* Start Extracted material *

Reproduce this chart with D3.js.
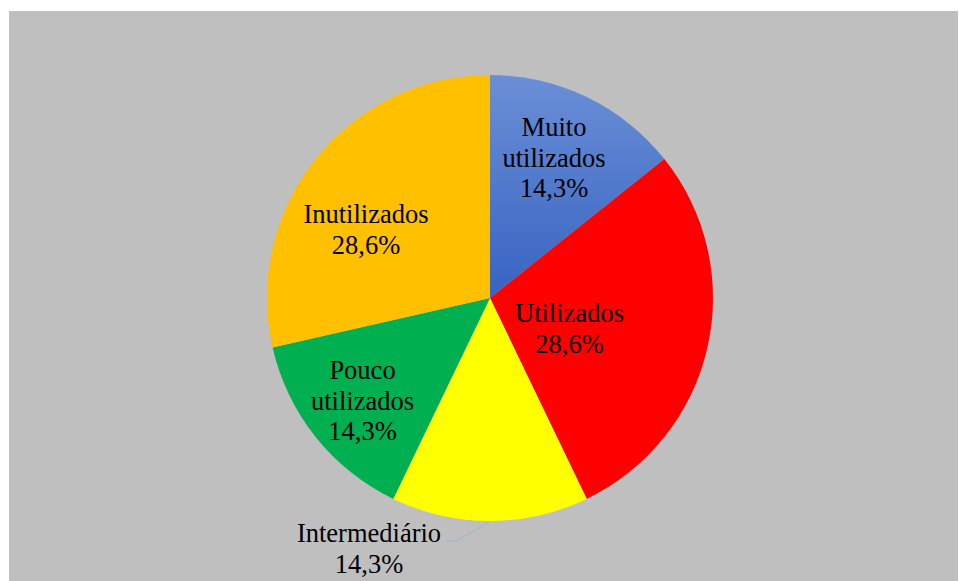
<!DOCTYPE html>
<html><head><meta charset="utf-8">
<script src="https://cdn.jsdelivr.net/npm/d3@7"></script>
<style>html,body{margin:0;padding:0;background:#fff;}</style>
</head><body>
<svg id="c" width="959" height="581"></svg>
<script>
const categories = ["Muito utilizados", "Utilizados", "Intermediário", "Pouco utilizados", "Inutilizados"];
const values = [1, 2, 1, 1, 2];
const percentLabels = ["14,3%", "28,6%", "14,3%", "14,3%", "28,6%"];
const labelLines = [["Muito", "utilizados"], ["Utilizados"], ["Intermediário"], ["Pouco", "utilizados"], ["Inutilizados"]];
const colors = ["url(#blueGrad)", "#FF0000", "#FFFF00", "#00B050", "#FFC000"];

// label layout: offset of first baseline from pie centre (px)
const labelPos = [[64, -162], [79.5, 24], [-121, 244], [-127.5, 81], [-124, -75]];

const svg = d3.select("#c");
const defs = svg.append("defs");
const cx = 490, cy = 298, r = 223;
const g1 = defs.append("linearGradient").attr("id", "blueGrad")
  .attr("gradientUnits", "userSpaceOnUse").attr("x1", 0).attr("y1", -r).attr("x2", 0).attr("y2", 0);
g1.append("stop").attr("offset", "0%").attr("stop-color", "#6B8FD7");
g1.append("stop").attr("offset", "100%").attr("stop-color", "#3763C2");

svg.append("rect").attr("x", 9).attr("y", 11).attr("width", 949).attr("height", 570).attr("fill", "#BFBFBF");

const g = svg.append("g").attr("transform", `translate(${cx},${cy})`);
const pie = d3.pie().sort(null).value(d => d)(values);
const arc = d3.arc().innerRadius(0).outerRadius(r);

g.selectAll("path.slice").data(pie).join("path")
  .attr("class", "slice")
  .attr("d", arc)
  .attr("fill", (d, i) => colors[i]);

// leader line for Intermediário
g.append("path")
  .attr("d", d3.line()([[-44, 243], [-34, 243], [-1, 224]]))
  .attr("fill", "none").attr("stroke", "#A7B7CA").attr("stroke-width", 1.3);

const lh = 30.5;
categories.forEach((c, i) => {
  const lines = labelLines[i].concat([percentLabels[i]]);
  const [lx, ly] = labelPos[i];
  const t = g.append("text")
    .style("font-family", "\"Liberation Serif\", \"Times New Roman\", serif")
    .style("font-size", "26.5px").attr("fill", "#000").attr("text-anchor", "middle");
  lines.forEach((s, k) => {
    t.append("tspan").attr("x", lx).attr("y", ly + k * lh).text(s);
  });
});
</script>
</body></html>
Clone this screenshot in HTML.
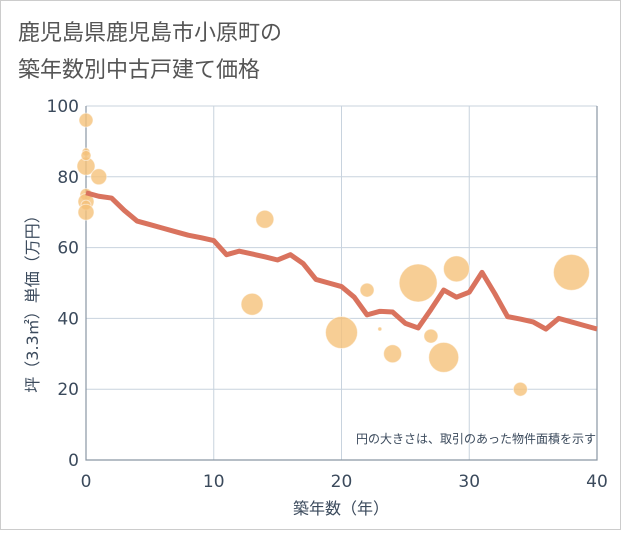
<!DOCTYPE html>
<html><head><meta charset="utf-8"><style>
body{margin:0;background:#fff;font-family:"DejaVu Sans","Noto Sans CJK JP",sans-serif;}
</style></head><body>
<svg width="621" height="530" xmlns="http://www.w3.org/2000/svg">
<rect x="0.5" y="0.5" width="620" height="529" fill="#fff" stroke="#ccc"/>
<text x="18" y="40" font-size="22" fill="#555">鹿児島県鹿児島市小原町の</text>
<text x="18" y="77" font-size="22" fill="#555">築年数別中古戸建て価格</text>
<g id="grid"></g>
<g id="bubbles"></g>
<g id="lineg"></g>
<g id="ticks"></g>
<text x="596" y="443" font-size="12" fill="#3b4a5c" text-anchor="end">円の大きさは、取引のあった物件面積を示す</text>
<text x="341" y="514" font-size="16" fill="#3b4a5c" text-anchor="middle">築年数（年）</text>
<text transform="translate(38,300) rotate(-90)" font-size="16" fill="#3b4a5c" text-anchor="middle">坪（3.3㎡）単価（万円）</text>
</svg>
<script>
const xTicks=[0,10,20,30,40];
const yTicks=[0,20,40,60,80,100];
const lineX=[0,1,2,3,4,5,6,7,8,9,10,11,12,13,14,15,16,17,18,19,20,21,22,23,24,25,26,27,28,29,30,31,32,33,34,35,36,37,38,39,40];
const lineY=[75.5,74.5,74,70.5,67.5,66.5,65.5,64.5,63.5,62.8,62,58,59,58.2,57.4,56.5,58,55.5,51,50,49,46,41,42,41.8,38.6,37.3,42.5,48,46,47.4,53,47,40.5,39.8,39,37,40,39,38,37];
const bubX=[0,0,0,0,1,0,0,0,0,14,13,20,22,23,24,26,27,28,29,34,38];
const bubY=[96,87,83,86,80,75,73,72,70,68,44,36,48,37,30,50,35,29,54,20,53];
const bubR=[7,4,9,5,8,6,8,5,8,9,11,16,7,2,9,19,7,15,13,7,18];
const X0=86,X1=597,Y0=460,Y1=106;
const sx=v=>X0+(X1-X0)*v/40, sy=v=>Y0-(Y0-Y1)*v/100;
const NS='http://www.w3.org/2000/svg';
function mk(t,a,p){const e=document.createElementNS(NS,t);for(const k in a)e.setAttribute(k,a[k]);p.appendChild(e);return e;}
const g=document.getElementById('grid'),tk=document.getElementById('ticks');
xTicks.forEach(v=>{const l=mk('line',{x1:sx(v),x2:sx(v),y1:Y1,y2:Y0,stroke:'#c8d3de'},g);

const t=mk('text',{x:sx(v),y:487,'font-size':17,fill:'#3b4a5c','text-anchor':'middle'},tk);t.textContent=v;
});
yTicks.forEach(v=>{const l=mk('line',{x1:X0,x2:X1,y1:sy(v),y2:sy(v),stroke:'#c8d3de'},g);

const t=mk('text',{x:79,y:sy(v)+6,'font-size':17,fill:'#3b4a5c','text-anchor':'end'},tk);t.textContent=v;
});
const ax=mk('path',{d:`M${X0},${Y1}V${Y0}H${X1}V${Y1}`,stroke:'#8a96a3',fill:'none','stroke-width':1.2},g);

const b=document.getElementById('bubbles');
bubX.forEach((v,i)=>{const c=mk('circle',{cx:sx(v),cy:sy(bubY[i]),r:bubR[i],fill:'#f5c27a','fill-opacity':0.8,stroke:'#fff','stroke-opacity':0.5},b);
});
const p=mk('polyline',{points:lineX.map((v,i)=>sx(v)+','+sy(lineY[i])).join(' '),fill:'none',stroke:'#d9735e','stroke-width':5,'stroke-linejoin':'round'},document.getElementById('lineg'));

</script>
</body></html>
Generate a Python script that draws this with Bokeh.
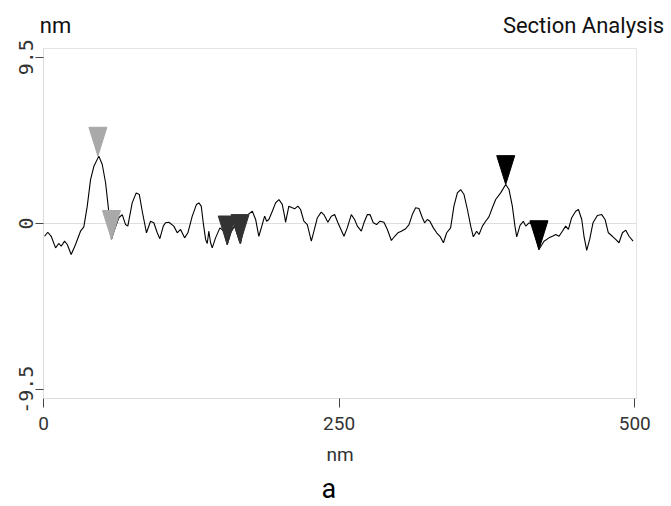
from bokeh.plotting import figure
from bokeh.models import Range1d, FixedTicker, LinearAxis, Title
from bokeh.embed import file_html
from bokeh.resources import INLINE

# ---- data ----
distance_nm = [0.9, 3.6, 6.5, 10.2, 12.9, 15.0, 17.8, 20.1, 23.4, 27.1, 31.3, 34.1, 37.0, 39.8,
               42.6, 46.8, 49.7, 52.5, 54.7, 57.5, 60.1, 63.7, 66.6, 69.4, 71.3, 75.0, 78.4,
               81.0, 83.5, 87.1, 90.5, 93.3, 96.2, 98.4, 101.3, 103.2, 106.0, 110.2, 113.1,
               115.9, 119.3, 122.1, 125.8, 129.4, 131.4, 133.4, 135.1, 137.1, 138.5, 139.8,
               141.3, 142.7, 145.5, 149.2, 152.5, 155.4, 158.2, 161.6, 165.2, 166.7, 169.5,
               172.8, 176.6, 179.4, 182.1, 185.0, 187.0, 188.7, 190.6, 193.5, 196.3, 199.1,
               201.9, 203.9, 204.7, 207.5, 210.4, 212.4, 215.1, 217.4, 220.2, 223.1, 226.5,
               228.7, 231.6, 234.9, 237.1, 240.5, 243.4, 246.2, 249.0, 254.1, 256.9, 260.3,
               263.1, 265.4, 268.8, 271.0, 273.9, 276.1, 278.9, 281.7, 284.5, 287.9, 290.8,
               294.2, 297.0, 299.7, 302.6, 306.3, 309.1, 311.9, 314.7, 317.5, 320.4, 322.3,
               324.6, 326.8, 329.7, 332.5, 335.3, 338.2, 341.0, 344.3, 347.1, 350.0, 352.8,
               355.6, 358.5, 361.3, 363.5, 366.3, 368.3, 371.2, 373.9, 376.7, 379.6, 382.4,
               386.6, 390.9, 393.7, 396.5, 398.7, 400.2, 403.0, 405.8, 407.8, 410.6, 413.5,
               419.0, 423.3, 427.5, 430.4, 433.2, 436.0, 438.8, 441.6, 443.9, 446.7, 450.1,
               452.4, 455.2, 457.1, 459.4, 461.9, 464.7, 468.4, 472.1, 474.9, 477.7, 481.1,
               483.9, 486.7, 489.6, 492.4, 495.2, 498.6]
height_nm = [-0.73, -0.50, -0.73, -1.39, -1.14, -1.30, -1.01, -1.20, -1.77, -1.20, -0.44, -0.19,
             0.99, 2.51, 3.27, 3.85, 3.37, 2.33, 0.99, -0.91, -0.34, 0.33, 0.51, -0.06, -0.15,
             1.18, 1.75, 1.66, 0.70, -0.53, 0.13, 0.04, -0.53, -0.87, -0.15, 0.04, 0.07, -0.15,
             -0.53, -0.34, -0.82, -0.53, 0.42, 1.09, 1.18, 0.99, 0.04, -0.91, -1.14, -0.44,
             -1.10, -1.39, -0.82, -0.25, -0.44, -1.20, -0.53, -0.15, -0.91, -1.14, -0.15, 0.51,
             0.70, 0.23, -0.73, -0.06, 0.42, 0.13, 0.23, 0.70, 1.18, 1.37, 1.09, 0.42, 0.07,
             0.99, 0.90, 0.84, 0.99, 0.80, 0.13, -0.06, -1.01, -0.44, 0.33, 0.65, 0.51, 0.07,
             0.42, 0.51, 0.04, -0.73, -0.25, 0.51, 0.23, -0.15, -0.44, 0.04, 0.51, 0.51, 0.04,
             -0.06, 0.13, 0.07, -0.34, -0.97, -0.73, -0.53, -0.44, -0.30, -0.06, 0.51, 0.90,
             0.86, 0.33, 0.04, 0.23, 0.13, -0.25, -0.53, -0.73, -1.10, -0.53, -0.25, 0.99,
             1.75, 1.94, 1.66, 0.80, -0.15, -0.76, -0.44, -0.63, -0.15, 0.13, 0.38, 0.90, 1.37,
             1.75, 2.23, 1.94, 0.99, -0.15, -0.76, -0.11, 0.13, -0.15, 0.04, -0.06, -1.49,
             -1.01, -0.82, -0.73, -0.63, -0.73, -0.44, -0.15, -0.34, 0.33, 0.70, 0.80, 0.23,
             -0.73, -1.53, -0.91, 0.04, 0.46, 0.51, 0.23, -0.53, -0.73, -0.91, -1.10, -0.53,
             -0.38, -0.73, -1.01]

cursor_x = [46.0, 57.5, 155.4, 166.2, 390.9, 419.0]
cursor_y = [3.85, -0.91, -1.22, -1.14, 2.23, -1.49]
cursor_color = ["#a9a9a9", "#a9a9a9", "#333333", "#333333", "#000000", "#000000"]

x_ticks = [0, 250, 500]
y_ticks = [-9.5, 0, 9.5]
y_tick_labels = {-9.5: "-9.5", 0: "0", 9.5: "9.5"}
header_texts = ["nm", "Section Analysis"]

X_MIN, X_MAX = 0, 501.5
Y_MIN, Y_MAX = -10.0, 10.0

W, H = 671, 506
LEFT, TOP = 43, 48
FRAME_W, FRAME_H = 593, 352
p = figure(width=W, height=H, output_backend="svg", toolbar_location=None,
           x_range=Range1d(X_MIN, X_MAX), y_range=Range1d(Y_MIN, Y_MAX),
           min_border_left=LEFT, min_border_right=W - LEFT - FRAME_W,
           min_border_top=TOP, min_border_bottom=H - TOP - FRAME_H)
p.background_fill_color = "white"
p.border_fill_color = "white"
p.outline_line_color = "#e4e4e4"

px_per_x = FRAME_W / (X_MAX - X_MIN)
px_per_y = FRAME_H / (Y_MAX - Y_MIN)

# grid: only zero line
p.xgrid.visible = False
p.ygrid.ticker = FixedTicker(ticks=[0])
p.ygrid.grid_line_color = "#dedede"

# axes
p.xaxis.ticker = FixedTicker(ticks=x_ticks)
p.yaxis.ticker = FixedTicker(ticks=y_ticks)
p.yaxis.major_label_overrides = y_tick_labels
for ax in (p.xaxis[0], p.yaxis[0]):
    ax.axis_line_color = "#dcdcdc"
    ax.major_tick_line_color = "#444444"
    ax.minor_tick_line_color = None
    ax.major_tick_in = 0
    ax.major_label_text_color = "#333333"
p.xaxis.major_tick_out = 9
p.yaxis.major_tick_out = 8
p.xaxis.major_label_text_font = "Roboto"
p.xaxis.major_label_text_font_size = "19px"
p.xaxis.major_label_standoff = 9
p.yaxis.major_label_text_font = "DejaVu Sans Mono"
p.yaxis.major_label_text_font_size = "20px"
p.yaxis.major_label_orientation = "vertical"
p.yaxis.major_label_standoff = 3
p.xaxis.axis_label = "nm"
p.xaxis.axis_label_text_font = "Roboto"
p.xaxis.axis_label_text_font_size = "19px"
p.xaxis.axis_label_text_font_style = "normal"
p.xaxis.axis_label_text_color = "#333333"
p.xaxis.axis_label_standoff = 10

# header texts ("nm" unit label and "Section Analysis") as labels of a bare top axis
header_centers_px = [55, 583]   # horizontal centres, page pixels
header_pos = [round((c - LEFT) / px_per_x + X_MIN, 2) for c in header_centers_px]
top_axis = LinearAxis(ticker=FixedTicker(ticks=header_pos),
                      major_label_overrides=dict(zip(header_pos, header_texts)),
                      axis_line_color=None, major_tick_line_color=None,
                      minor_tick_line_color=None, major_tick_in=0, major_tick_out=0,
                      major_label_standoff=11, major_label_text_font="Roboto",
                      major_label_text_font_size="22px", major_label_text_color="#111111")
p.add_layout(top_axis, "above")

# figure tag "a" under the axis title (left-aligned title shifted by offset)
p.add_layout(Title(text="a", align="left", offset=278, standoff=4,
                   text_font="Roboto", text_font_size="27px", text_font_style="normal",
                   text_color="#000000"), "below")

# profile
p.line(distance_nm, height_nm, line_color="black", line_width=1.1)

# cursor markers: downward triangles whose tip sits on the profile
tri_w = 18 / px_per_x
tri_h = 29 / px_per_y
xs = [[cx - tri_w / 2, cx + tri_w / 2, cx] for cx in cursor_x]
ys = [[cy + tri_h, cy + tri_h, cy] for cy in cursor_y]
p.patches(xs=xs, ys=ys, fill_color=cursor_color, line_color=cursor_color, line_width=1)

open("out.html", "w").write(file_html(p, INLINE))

* End Extracted material *

## [To be done]
Count every line of the records that holds "with". State the number, nothing else.

## [Result for this exercise]
2